MANASSAS — The annual Civil War Weekend in Downtown Manassas is canceled.

The three-day event that had been planned for Aug. 25, 26, and 27 draws hundreds to the city each August, where period re-enactors flock to the city museum lawn to show how Civil War soldiers lived. Live bands and a period dance were also planned as part of the event.

The cancellation comes after the recent white nationalist’s rally and counter protests in Charlottesville where one woman was killed, and two Virginia State Police troopers died when the helicopter they were flying to monitor the protests crashed.

“Recent events have ignited passions in this country surrounding the Civil War and the symbols representing it. The City of Manassas is saddened by these events and abhors the violence happening around the country. The city does not wish to further exacerbate the situation.” said Manassas spokeswoman Patty Prince.

The decision to cancel the event was made following a string of meetings about the event held Tuesday at city hall. Prince said no permit application had been filed by protesters, and that there is no credible threat to the city. She added the city does not have enough police manpower to guarantee public safety should one arise.

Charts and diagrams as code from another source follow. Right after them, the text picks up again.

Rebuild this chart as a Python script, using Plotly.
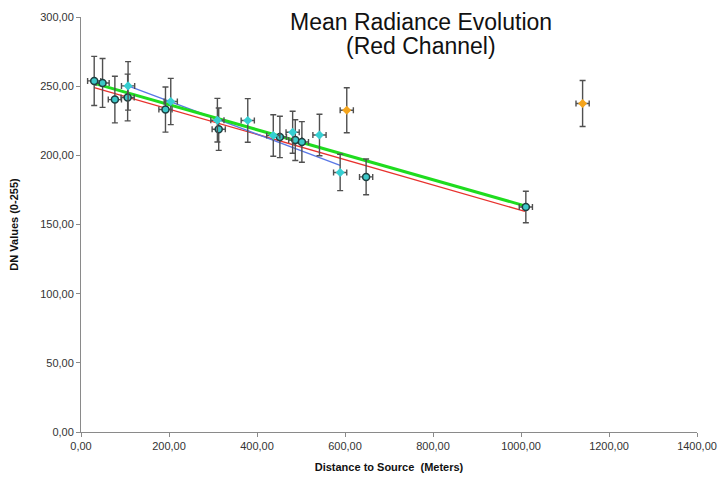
import plotly.graph_objects as go

# points (distance in m, DN value)
dist_a = [30, 49, 77, 106, 192, 313, 452, 487, 502, 648, 1011]
dn_a = [253.8, 252.3, 240.3, 241.8, 233.1, 218.9, 213.3, 211.0, 209.7, 184.4, 162.6]

dist_b = [107, 204, 310, 379, 437, 481, 542, 589]
dn_b = [250.2, 238.9, 225.4, 225.2, 214.3, 216.7, 214.7, 187.6]

dist_out = [604, 1140]
dn_out = [232.6, 237.5]

# trend line end points
red_x = [30, 1009]
red_y = [249.0, 159.5]
green_x = [30, 1009]
green_y = [252.0, 163.5]
blue_x = [107, 589]
blue_y = [250.2, 192.8]

x_tick_vals = [0, 200, 400, 600, 800, 1000, 1200, 1400]
y_tick_vals = [0, 50, 100, 150, 200, 250, 300]

font = "Liberation Sans, Arial, sans-serif"
err_col = "#505050"


def errs():
    ex = dict(type="constant", value=15, color=err_col, thickness=1.4, width=3)
    ey = dict(type="percent", value=7, color=err_col, thickness=1.4, width=3)
    return ex, ey


fig = go.Figure()

fig.add_trace(go.Scatter(x=red_x, y=red_y, mode="lines",
                         line=dict(color="#e8322e", width=1.3), showlegend=False))
fig.add_trace(go.Scatter(x=blue_x, y=blue_y, mode="lines",
                         line=dict(color="#5a78e6", width=1.3), showlegend=False))
fig.add_trace(go.Scatter(x=green_x, y=green_y, mode="lines",
                         line=dict(color="#1fdc1f", width=3), showlegend=False))

ex, ey = errs()
fig.add_trace(go.Scatter(x=dist_a, y=dn_a, mode="markers", error_x=ex, error_y=ey,
                         marker=dict(symbol="circle", size=7, color="#3cc8c8",
                                     line=dict(color="#1f3f40", width=1.5)),
                         showlegend=False))
ex, ey = errs()
fig.add_trace(go.Scatter(x=dist_b, y=dn_b, mode="markers", error_x=ex, error_y=ey,
                         marker=dict(symbol="diamond", size=7, color="#36cfd2",
                                     line=dict(width=0)),
                         showlegend=False))
ex, ey = errs()
fig.add_trace(go.Scatter(x=dist_out, y=dn_out, mode="markers", error_x=ex, error_y=ey,
                         marker=dict(symbol="diamond", size=7, color="#f4a41c",
                                     line=dict(width=0)),
                         showlegend=False))

axis_common = dict(showgrid=False, zeroline=False, showline=True, linecolor="#8a8a8a",
                   linewidth=1, ticks="outside", ticklen=4, tickcolor="#8a8a8a",
                   tickformat=".2f", automargin=False,
                   tickfont=dict(family=font, size=11, color="#333333"))

fig.update_layout(
    width=721, height=479,
    paper_bgcolor="white", plot_bgcolor="white",
    separators=",.",
    margin=dict(l=81, r=24, t=17, b=47),
    xaxis=dict(range=[0, 1400], tickvals=x_tick_vals,
               title=dict(text="<b>Distance to Source  (Meters)</b>", standoff=12,
                          font=dict(family=font, size=11, color="#111111")),
               **axis_common),
    yaxis=dict(range=[0, 300], tickvals=y_tick_vals,
               title=dict(text="<b>DN Values (0-255)</b>", standoff=19,
                          font=dict(family=font, size=11, color="#111111")),
               **axis_common),
)

# title as two lines so the spacing matches
title_lines = ["Mean Radiance Evolution", "(Red Channel)"]
for line, ypix in zip(title_lines, [22, 46]):
    fig.add_annotation(text=line, xref="paper", yref="paper",
                       x=(421 - 81) / 616, xanchor="center",
                       y=1 - (ypix - 17) / 415, yanchor="middle",
                       showarrow=False, font=dict(family=font, size=23, color="#111111"))

fig.write_html("out.html", config={"displayModeBar": False},
               post_script="document.body.style.margin='0';")
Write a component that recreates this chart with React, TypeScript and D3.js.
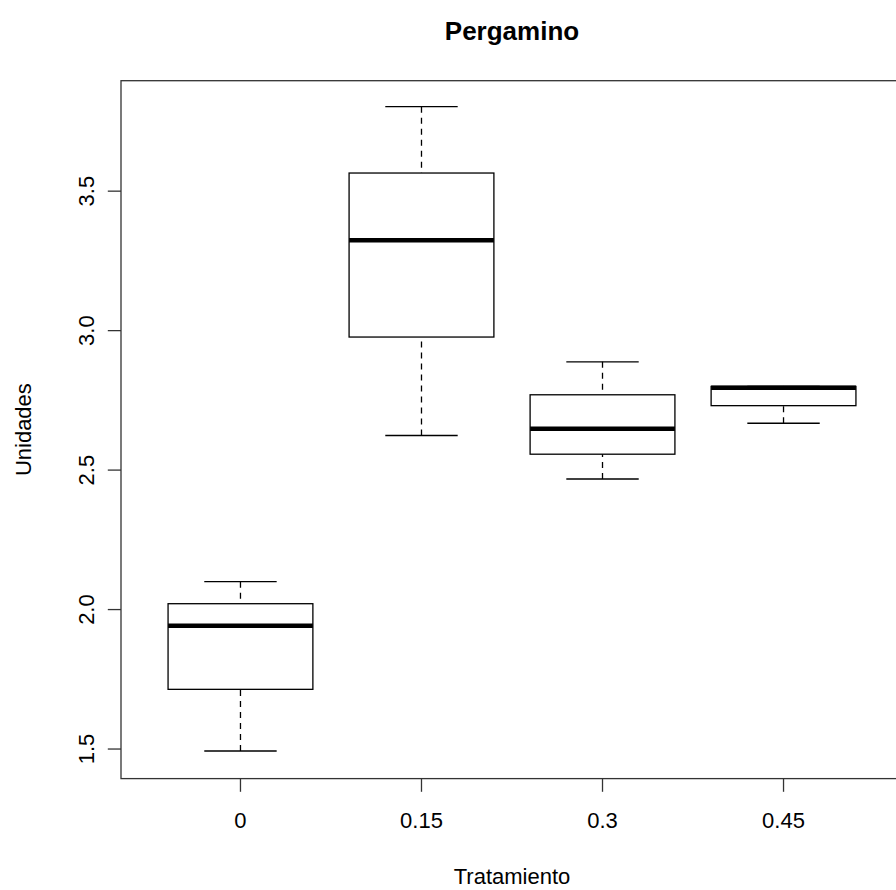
import React from "react";
import * as d3 from "d3";

const categories = ["0", "0.15", "0.3", "0.45"];
const lowerWhisker = [1.493, 2.624, 2.468, 2.668];
const q1Values = [1.714, 2.977, 2.557, 2.731];
const medianValues = [1.942, 3.324, 2.648, 2.795];
const q3Values = [2.021, 3.565, 2.770, 2.800];
const upperWhisker = [2.100, 3.803, 2.888, 2.800];
const yTicks = [1.5, 2.0, 2.5, 3.0, 3.5];
const titleText = "Pergamino";
const xTitle = "Tratamiento";
const yTitle = "Unidades";

const W = 896;
const H = 890;
const left = 121;
const right = 903;
const top = 80.7;
const bottom = 778.6;
const FONT = "'Liberation Sans', Arial, sans-serif";

export default function App() {
  const x = d3.scaleLinear().domain([0.34, 4.66]).range([left, right]);
  const y = d3.scaleLinear().domain([1.394, 3.896]).range([bottom, top]);
  const halfBox = 0.4;
  const halfCap = 0.2;
  const stroke = "#000";
  const sw = 1.3;

  return (
    <svg
      width={W}
      height={H}
      style={{ position: "absolute", left: 0, top: 0, background: "#fff" }}
      fontFamily={FONT}
    >
      <rect x={0} y={0} width={W} height={H} fill="#fff" />
      <text x={(left + right) / 2} y={40} textAnchor="middle" fontSize={26} fontWeight="bold" fill="#000">
        {titleText}
      </text>

      {categories.map((c, i) => {
        const cx = x(i + 1);
        const bx0 = x(i + 1 - halfBox);
        const bx1 = x(i + 1 + halfBox);
        const cx0 = x(i + 1 - halfCap);
        const cx1 = x(i + 1 + halfCap);
        return (
          <g key={c}>
            <line x1={cx} x2={cx} y1={y(lowerWhisker[i])} y2={y(q1Values[i])} stroke={stroke} strokeWidth={sw} strokeDasharray="6,5" />
            <line x1={cx} x2={cx} y1={y(upperWhisker[i])} y2={y(q3Values[i])} stroke={stroke} strokeWidth={sw} strokeDasharray="6,5" />
            <line x1={cx0} x2={cx1} y1={y(lowerWhisker[i])} y2={y(lowerWhisker[i])} stroke={stroke} strokeWidth={sw} />
            <line x1={cx0} x2={cx1} y1={y(upperWhisker[i])} y2={y(upperWhisker[i])} stroke={stroke} strokeWidth={sw} />
            <rect
              x={bx0}
              y={y(q3Values[i])}
              width={bx1 - bx0}
              height={y(q1Values[i]) - y(q3Values[i])}
              fill="none"
              stroke={stroke}
              strokeWidth={sw}
            />
            <line x1={bx0} x2={bx1} y1={y(medianValues[i])} y2={y(medianValues[i])} stroke={stroke} strokeWidth={4.5} />
          </g>
        );
      })}

      <rect x={left} y={top} width={right - left} height={bottom - top} fill="none" stroke="#333" strokeWidth={1.3} />

      {categories.map((c, i) => (
        <g key={"xt" + c}>
          <line x1={x(i + 1)} x2={x(i + 1)} y1={bottom} y2={bottom + 13.2} stroke="#333" strokeWidth={1.3} />
          <text x={x(i + 1)} y={828} textAnchor="middle" fontSize={22} fill="#000">
            {c}
          </text>
        </g>
      ))}

      {yTicks.map((t) => (
        <g key={"yt" + t}>
          <line x1={left - 13.2} x2={left} y1={y(t)} y2={y(t)} stroke="#333" strokeWidth={1.3} />
          <text
            transform={`translate(${left - 27},${y(t)}) rotate(-90)`}
            textAnchor="middle"
            fontSize={22}
            fill="#000"
          >
            {t.toFixed(1)}
          </text>
        </g>
      ))}

      <text x={(left + right) / 2} y={884} textAnchor="middle" fontSize={22} fill="#000">
        {xTitle}
      </text>
      <text
        transform={`translate(${31},${(top + bottom) / 2}) rotate(-90)`}
        textAnchor="middle"
        fontSize={22}
        fill="#000"
      >
        {yTitle}
      </text>
    </svg>
  );
}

“As Chief of Police, my concerns are and will always focus on the safety of our community – residents, and visitors. There is a balancing act with providing a safe environment and ensuring constitutional rights are protected,” said Manassas Police Chief Douglas Keen.

The city will save between $10,000 and $15,000 by canceling the event. It won’t have to pay a band, provide food to reenactors, or pay police overtime to patrol the event.

For small business owners who rely on events like this to draw people downtown, it’s a loss.

“Aside from the fact that we’ve been preparing for it by adding extra stock, it’s a shame that people can’t go to local events like this because of the climate we live in,” said Calico Jacks owner Kristy Murphy.

Her shop sells Virginia peanuts, as well as locally-made candles, coffee, and tea. She could lose as much as $1,000 in anticipated revenue, which may not seem like a lot of money to a larger business, for Murphy, “that’s rent,” she said.

This week, the nation has been embroiled in a debate over whether or not to remove Confederate statues from public spaces. On the Manassas National Battlefield in Prince William County, a statue of General Thomas “Stonewall” Jackson will stay.

However, the names of two county schools — Stonewall Middle, and Stonewall Jackson Senior High School — are in question.

The Battle of 1st Manassas in 1861 was one of the first battles of the war, where Stonewall Jackson earned his nickname. Two major battles were fought here.

 Tourists from all over the country flock to the region to walk the battlefield, and then tour the shops in Manassas, which served as a major railroad junction during the war.